Pentecoste è compimento e pienezza della Pasqua e non per caso il passo di Giovanni che abbiamo appena ascoltato ci riporta alla “sera di quel giorno, il primo della settimana, mentre erano chiuse le porte del luogo dove si trovavano i discepoli per timore dei Giudei”.

All’alba, Pietro e il discepolo amato erano corsi al sepolcro e lo avevano trovato vuoto, e poi Gesù si era manifestato a Maria di Magdala; ma tutto è ancora confuso, e i discepoli si nascondono, per paura di finire come Gesù, o forse anche per cercare di capire qualcosa di quello che era successo: possiamo immaginare il loro cuore in tempesta, il loro smarrimento e le loro domande…

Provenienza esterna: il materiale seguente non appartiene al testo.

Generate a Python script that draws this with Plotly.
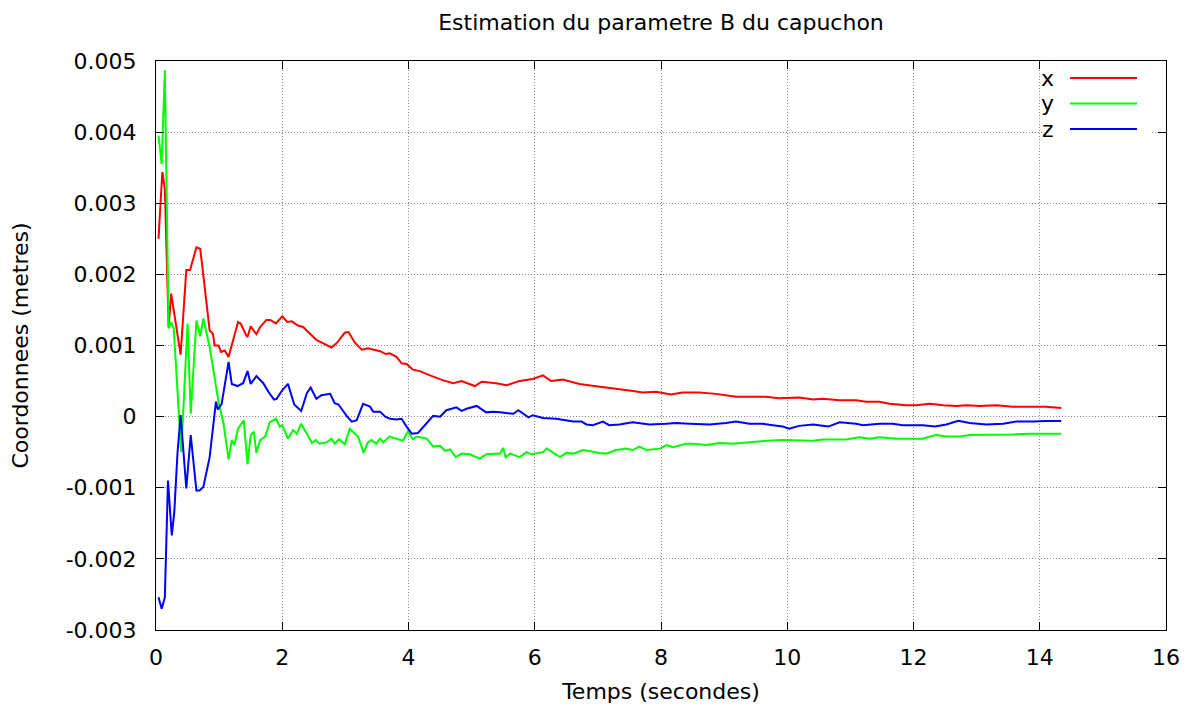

“Venne Gesù, stette in mezzo… Mostrò loro le mani e il fianco… Soffiò e disse loro: ‘Ricevete lo Spirito Santo'”. E il cuore in tempesta si apre: la storia non è finita, il fianco trafitto diventa sorgente di vita e nasce il mondo nuovo.

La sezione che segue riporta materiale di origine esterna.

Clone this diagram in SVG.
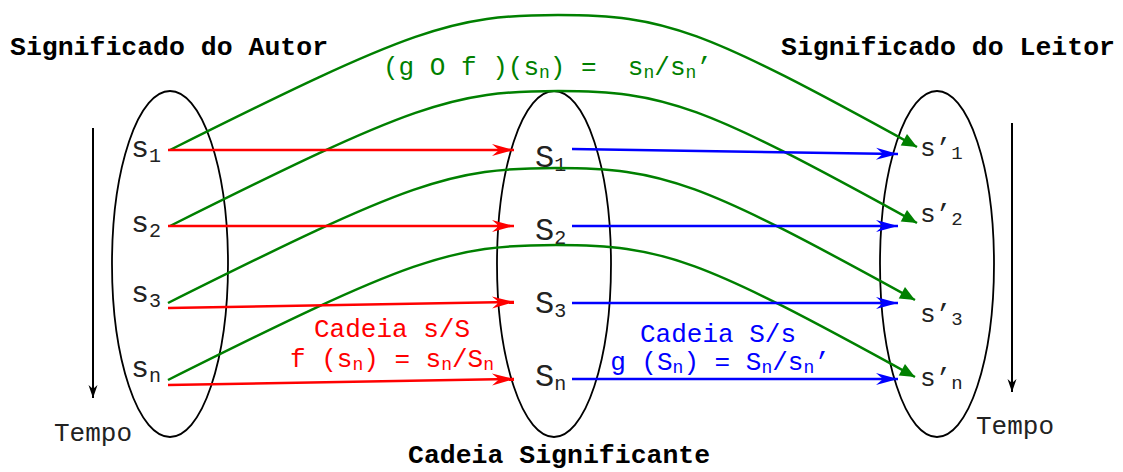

Ai discepoli, ricreati in quel soffio (Giovanni “riscrive” il testo di Gen 2!), è consegnata la missione: “A coloro a cui perdonerete i peccati, saranno perdonati”.

Mi colpisce molto questa cosa: a Pasqua la storia ricomincia nel segno del perdono. Forse, vi è qui una indicazione da accogliere, in questo tempo di convivenza col virus e di progettazione di un tempo nuovo. Perchè il perdono non è buonismo, o condono a poco prezzo, ma forza trasformatrice di noi stessi e della realtà, come la forza di un educatore che vede in una vita fragile o storta un futuro di bellezza, o come la forza che a tutti noi sarà necessaria per fare bene, con onestà e competenza, il nostro dovere, in questo tempo di grande crisi sociale ed economica.

Altrimenti continuare a dirci che “ce la faremo” rischia di essere un po’ banale. Nello Spirito di Pentecoste, invece, l’impossibile di un mondo nuovo diventa possibile. Perchè l’incontro col Risorto accade realmente e cambia la vita dei discepoli facendosi misericordia. Occorre ricominciare di qui.